## EXERCISE DESCRIPTION
Every line below is to be copied exactly, with the pictures left out.

## AVAILABLE DATA
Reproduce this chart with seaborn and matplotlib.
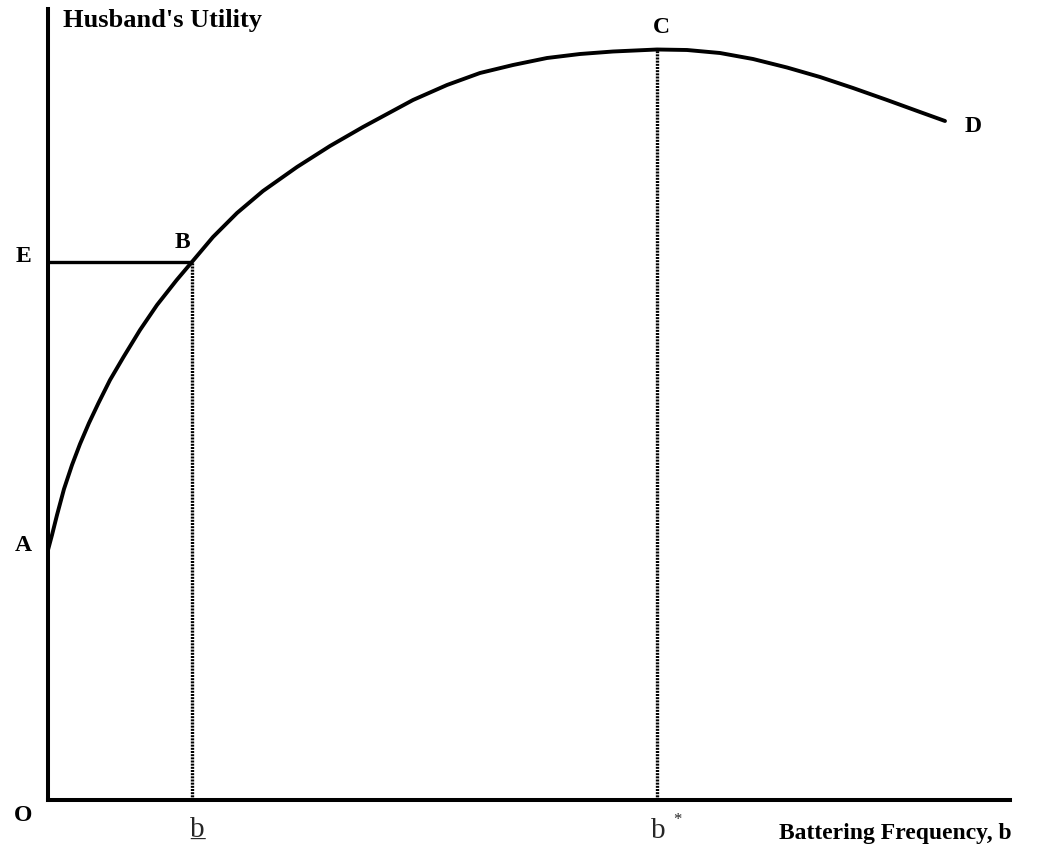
import matplotlib
matplotlib.use("Agg")
import matplotlib.pyplot as plt
import seaborn as sns

# Utility curve (x = battering frequency, y = husband's utility)
freq = [0.0, 0.416, 0.936, 1.663, 2.495, 3.326, 4.262, 5.249, 6.445, 7.848,
        9.563, 11.331, 13.378, 14.917, 17.152, 19.647, 22.349, 25.884, 29.314,
        32.744, 37.942, 41.476, 44.906, 48.337, 51.871, 55.301, 58.732, 63.306,
        66.424, 69.854, 73.285, 76.819, 80.249, 83.680, 87.214, 90.644, 93.243]
utility = [31.606, 33.502, 36.030, 39.317, 42.351, 45.006, 47.661, 50.190, 53.097,
           56.005, 59.418, 62.579, 65.740, 67.952, 71.176, 74.210, 76.991, 80.025,
           82.680, 85.082, 88.496, 90.392, 91.909, 92.920, 93.805, 94.311, 94.627,
           94.880, 94.817, 94.437, 93.679, 92.604, 91.403, 90.013, 88.496, 86.979,
           85.841]

b_low = 14.917     # b (underlined)
u_low = 67.952     # utility at B (level E)
b_star = 63.306    # b*
u_star = 94.880    # utility at C

sns.set_style("white")
plt.rcParams['font.family'] = ['Liberation Serif', 'DejaVu Serif']

fig = plt.figure(figsize=(10.39, 8.47), dpi=100)
ax = fig.add_axes([48/1039, 47/847, 962/1039, 791/847])

sns.lineplot(x=freq, y=utility, ax=ax, color='black', linewidth=2.8,
             estimator=None, sort=False)

# E - B horizontal
ax.plot([0, b_low], [u_low, u_low], color='black', linewidth=2.4, solid_capstyle='butt')
# dotted drops
ax.plot([b_low, b_low], [0, u_low], color='black', linewidth=2.4, linestyle=(0, (0.6, 0.35)))
ax.plot([b_star, b_star], [0, u_star], color='black', linewidth=2.4, linestyle=(0, (0.6, 0.35)))

ax.set_xlim(0, 100)
ax.set_ylim(0, 100)
for s in ['top', 'right']:
    ax.spines[s].set_visible(False)
for s in ['left', 'bottom']:
    ax.spines[s].set_linewidth(2.9)
    ax.spines[s].set_color('black')
ax.set_xticks([])
ax.set_yticks([])

bold = dict(fontweight='bold', color='black', clip_on=False)
ax.text(1.6, 97.76, "Husband's Utility", ha='left', va='baseline', fontsize=19, **bold)
ax.text(-2.5, 68.77, "E", ha='center', va='center', fontsize=17, **bold)
ax.text(-2.6, 32.2, "A", ha='center', va='center', fontsize=17, **bold)
ax.text(-2.6, -1.9, "O", ha='center', va='center', fontsize=17, **bold)
ax.text(13.98, 70.48, "B", ha='center', va='center', fontsize=17, **bold)
ax.text(63.72, 97.66, "C", ha='center', va='center', fontsize=17, **bold)
ax.text(96.15, 85.15, "D", ha='center', va='center', fontsize=17, **bold)
ax.text(100.2, -4.93, "Battering Frequency, b", ha='right', va='baseline', fontsize=17, **bold)

ax.text(15.5, -4.68, "b", ha='center', va='baseline', fontsize=21, clip_on=False)
ax.text(15.5, -4.68, "_", ha='center', va='baseline', fontsize=21, clip_on=False)
ax.text(63.4, -4.8, "b", ha='center', va='baseline', fontsize=21, clip_on=False)
ax.text(65.4, -2.53, "*", ha='center', va='center', fontsize=12, clip_on=False)

fig.savefig("out.png", dpi=100, facecolor='white')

## ANSWER BELOW
Reproduce this chart with seaborn and matplotlib.
import matplotlib
matplotlib.use("Agg")
import matplotlib.pyplot as plt
import seaborn as sns

# Utility curve (x = battering frequency, y = husband's utility)
freq = [0.0, 0.416, 0.936, 1.663, 2.495, 3.326, 4.262, 5.249, 6.445, 7.848,
        9.563, 11.331, 13.378, 14.917, 17.152, 19.647, 22.349, 25.884, 29.314,
        32.744, 37.942, 41.476, 44.906, 48.337, 51.871, 55.301, 58.732, 63.306,
        66.424, 69.854, 73.285, 76.819, 80.249, 83.680, 87.214, 90.644, 93.243]
utility = [31.606, 33.502, 36.030, 39.317, 42.351, 45.006, 47.661, 50.190, 53.097,
           56.005, 59.418, 62.579, 65.740, 67.952, 71.176, 74.210, 76.991, 80.025,
           82.680, 85.082, 88.496, 90.392, 91.909, 92.920, 93.805, 94.311, 94.627,
           94.880, 94.817, 94.437, 93.679, 92.604, 91.403, 90.013, 88.496, 86.979,
           85.841]

b_low = 14.917     # b (underlined)
u_low = 67.952     # utility at B (level E)
b_star = 63.306    # b*
u_star = 94.880    # utility at C

sns.set_style("white")
plt.rcParams['font.family'] = ['Liberation Serif', 'DejaVu Serif']

fig = plt.figure(figsize=(10.39, 8.47), dpi=100)
ax = fig.add_axes([48/1039, 47/847, 962/1039, 791/847])

sns.lineplot(x=freq, y=utility, ax=ax, color='black', linewidth=2.8,
             estimator=None, sort=False)

# E - B horizontal
ax.plot([0, b_low], [u_low, u_low], color='black', linewidth=2.4, solid_capstyle='butt')
# dotted drops
ax.plot([b_low, b_low], [0, u_low], color='black', linewidth=2.4, linestyle=(0, (0.6, 0.35)))
ax.plot([b_star, b_star], [0, u_star], color='black', linewidth=2.4, linestyle=(0, (0.6, 0.35)))

ax.set_xlim(0, 100)
ax.set_ylim(0, 100)
for s in ['top', 'right']:
    ax.spines[s].set_visible(False)
for s in ['left', 'bottom']:
    ax.spines[s].set_linewidth(2.9)
    ax.spines[s].set_color('black')
ax.set_xticks([])
ax.set_yticks([])

bold = dict(fontweight='bold', color='black', clip_on=False)
ax.text(1.6, 97.76, "Husband's Utility", ha='left', va='baseline', fontsize=19, **bold)
ax.text(-2.5, 68.77, "E", ha='center', va='center', fontsize=17, **bold)
ax.text(-2.6, 32.2, "A", ha='center', va='center', fontsize=17, **bold)
ax.text(-2.6, -1.9, "O", ha='center', va='center', fontsize=17, **bold)
ax.text(13.98, 70.48, "B", ha='center', va='center', fontsize=17, **bold)
ax.text(63.72, 97.66, "C", ha='center', va='center', fontsize=17, **bold)
ax.text(96.15, 85.15, "D", ha='center', va='center', fontsize=17, **bold)
ax.text(100.2, -4.93, "Battering Frequency, b", ha='right', va='baseline', fontsize=17, **bold)

ax.text(15.5, -4.68, "b", ha='center', va='baseline', fontsize=21, clip_on=False)
ax.text(15.5, -4.68, "_", ha='center', va='baseline', fontsize=21, clip_on=False)
ax.text(63.4, -4.8, "b", ha='center', va='baseline', fontsize=21, clip_on=False)
ax.text(65.4, -2.53, "*", ha='center', va='center', fontsize=12, clip_on=False)

fig.savefig("out.png", dpi=100, facecolor='white')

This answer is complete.